WORK REQUIRED: Write out the whole listing word for word.

DATA EXTRACT:
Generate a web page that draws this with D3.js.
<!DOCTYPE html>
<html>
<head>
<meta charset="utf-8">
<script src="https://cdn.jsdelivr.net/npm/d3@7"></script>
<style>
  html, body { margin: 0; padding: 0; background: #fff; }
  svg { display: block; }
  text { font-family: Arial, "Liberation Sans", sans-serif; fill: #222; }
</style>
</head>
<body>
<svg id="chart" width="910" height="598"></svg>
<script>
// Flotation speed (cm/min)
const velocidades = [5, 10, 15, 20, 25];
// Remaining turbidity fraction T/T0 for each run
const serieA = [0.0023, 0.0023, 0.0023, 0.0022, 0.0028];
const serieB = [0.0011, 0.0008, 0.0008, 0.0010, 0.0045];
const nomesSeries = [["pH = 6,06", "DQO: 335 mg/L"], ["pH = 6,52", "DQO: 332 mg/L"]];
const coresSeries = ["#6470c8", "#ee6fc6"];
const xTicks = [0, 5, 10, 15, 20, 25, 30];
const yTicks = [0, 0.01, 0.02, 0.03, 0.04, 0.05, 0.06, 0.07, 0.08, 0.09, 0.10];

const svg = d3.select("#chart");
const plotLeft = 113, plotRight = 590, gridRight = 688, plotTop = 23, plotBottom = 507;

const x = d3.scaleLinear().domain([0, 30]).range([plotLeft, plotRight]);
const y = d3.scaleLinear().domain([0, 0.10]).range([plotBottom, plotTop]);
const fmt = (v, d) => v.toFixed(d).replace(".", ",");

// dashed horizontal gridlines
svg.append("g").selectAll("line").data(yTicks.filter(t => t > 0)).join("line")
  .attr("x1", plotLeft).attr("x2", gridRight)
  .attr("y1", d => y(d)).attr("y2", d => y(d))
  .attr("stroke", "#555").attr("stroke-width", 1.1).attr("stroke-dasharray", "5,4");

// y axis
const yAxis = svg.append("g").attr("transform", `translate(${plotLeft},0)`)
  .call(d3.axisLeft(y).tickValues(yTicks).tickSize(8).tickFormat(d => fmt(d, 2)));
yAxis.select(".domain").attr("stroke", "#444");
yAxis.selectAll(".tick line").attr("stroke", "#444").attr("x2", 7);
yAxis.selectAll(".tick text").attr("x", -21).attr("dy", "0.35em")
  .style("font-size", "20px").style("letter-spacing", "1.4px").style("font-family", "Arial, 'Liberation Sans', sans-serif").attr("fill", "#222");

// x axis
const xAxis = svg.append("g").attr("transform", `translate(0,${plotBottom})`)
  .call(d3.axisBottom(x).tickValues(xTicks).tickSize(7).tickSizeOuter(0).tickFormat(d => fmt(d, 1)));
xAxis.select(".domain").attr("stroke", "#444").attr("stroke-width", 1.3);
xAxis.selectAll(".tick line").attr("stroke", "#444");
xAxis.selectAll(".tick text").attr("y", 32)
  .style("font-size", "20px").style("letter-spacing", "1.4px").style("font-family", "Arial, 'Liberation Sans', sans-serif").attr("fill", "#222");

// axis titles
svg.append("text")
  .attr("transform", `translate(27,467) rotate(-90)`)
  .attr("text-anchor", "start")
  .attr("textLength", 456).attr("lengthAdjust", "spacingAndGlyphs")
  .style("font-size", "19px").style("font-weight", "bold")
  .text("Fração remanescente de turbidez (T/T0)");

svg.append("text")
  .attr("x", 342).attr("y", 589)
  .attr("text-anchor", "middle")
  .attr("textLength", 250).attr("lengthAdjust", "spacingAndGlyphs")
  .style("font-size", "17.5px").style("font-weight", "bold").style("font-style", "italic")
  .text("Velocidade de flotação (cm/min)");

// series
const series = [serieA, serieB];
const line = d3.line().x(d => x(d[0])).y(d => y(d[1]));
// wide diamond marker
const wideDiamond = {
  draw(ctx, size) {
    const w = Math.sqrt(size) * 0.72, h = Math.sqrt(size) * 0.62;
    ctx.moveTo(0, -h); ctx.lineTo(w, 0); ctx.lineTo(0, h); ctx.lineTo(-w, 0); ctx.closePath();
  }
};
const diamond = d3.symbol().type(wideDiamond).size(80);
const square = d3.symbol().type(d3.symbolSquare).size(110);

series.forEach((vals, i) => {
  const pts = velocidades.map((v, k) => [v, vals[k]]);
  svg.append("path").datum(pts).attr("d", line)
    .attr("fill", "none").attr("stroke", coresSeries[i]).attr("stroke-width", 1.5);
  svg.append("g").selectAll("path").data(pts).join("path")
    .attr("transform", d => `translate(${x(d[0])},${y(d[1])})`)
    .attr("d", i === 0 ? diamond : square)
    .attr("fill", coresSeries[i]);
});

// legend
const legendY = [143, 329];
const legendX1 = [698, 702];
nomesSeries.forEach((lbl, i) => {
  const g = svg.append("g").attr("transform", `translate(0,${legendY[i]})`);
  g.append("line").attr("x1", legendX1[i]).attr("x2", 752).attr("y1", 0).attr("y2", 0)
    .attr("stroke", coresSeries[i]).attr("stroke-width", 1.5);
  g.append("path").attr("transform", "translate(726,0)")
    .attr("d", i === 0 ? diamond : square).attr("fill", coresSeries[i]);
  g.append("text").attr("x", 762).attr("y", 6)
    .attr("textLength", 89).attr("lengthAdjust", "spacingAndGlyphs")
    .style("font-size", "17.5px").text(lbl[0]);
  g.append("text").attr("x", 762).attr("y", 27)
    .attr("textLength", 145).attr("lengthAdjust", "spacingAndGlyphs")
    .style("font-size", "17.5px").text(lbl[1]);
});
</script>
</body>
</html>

COMPLETE ANSWER:
Generate a web page that draws this with D3.js.
<!DOCTYPE html>
<html>
<head>
<meta charset="utf-8">
<script src="https://cdn.jsdelivr.net/npm/d3@7"></script>
<style>
  html, body { margin: 0; padding: 0; background: #fff; }
  svg { display: block; }
  text { font-family: Arial, "Liberation Sans", sans-serif; fill: #222; }
</style>
</head>
<body>
<svg id="chart" width="910" height="598"></svg>
<script>
// Flotation speed (cm/min)
const velocidades = [5, 10, 15, 20, 25];
// Remaining turbidity fraction T/T0 for each run
const serieA = [0.0023, 0.0023, 0.0023, 0.0022, 0.0028];
const serieB = [0.0011, 0.0008, 0.0008, 0.0010, 0.0045];
const nomesSeries = [["pH = 6,06", "DQO: 335 mg/L"], ["pH = 6,52", "DQO: 332 mg/L"]];
const coresSeries = ["#6470c8", "#ee6fc6"];
const xTicks = [0, 5, 10, 15, 20, 25, 30];
const yTicks = [0, 0.01, 0.02, 0.03, 0.04, 0.05, 0.06, 0.07, 0.08, 0.09, 0.10];

const svg = d3.select("#chart");
const plotLeft = 113, plotRight = 590, gridRight = 688, plotTop = 23, plotBottom = 507;

const x = d3.scaleLinear().domain([0, 30]).range([plotLeft, plotRight]);
const y = d3.scaleLinear().domain([0, 0.10]).range([plotBottom, plotTop]);
const fmt = (v, d) => v.toFixed(d).replace(".", ",");

// dashed horizontal gridlines
svg.append("g").selectAll("line").data(yTicks.filter(t => t > 0)).join("line")
  .attr("x1", plotLeft).attr("x2", gridRight)
  .attr("y1", d => y(d)).attr("y2", d => y(d))
  .attr("stroke", "#555").attr("stroke-width", 1.1).attr("stroke-dasharray", "5,4");

// y axis
const yAxis = svg.append("g").attr("transform", `translate(${plotLeft},0)`)
  .call(d3.axisLeft(y).tickValues(yTicks).tickSize(8).tickFormat(d => fmt(d, 2)));
yAxis.select(".domain").attr("stroke", "#444");
yAxis.selectAll(".tick line").attr("stroke", "#444").attr("x2", 7);
yAxis.selectAll(".tick text").attr("x", -21).attr("dy", "0.35em")
  .style("font-size", "20px").style("letter-spacing", "1.4px").style("font-family", "Arial, 'Liberation Sans', sans-serif").attr("fill", "#222");

// x axis
const xAxis = svg.append("g").attr("transform", `translate(0,${plotBottom})`)
  .call(d3.axisBottom(x).tickValues(xTicks).tickSize(7).tickSizeOuter(0).tickFormat(d => fmt(d, 1)));
xAxis.select(".domain").attr("stroke", "#444").attr("stroke-width", 1.3);
xAxis.selectAll(".tick line").attr("stroke", "#444");
xAxis.selectAll(".tick text").attr("y", 32)
  .style("font-size", "20px").style("letter-spacing", "1.4px").style("font-family", "Arial, 'Liberation Sans', sans-serif").attr("fill", "#222");

// axis titles
svg.append("text")
  .attr("transform", `translate(27,467) rotate(-90)`)
  .attr("text-anchor", "start")
  .attr("textLength", 456).attr("lengthAdjust", "spacingAndGlyphs")
  .style("font-size", "19px").style("font-weight", "bold")
  .text("Fração remanescente de turbidez (T/T0)");

svg.append("text")
  .attr("x", 342).attr("y", 589)
  .attr("text-anchor", "middle")
  .attr("textLength", 250).attr("lengthAdjust", "spacingAndGlyphs")
  .style("font-size", "17.5px").style("font-weight", "bold").style("font-style", "italic")
  .text("Velocidade de flotação (cm/min)");

// series
const series = [serieA, serieB];
const line = d3.line().x(d => x(d[0])).y(d => y(d[1]));
// wide diamond marker
const wideDiamond = {
  draw(ctx, size) {
    const w = Math.sqrt(size) * 0.72, h = Math.sqrt(size) * 0.62;
    ctx.moveTo(0, -h); ctx.lineTo(w, 0); ctx.lineTo(0, h); ctx.lineTo(-w, 0); ctx.closePath();
  }
};
const diamond = d3.symbol().type(wideDiamond).size(80);
const square = d3.symbol().type(d3.symbolSquare).size(110);

series.forEach((vals, i) => {
  const pts = velocidades.map((v, k) => [v, vals[k]]);
  svg.append("path").datum(pts).attr("d", line)
    .attr("fill", "none").attr("stroke", coresSeries[i]).attr("stroke-width", 1.5);
  svg.append("g").selectAll("path").data(pts).join("path")
    .attr("transform", d => `translate(${x(d[0])},${y(d[1])})`)
    .attr("d", i === 0 ? diamond : square)
    .attr("fill", coresSeries[i]);
});

// legend
const legendY = [143, 329];
const legendX1 = [698, 702];
nomesSeries.forEach((lbl, i) => {
  const g = svg.append("g").attr("transform", `translate(0,${legendY[i]})`);
  g.append("line").attr("x1", legendX1[i]).attr("x2", 752).attr("y1", 0).attr("y2", 0)
    .attr("stroke", coresSeries[i]).attr("stroke-width", 1.5);
  g.append("path").attr("transform", "translate(726,0)")
    .attr("d", i === 0 ? diamond : square).attr("fill", coresSeries[i]);
  g.append("text").attr("x", 762).attr("y", 6)
    .attr("textLength", 89).attr("lengthAdjust", "spacingAndGlyphs")
    .style("font-size", "17.5px").text(lbl[0]);
  g.append("text").attr("x", 762).attr("y", 27)
    .attr("textLength", 145).attr("lengthAdjust", "spacingAndGlyphs")
    .style("font-size", "17.5px").text(lbl[1]);
});
</script>
</body>
</html>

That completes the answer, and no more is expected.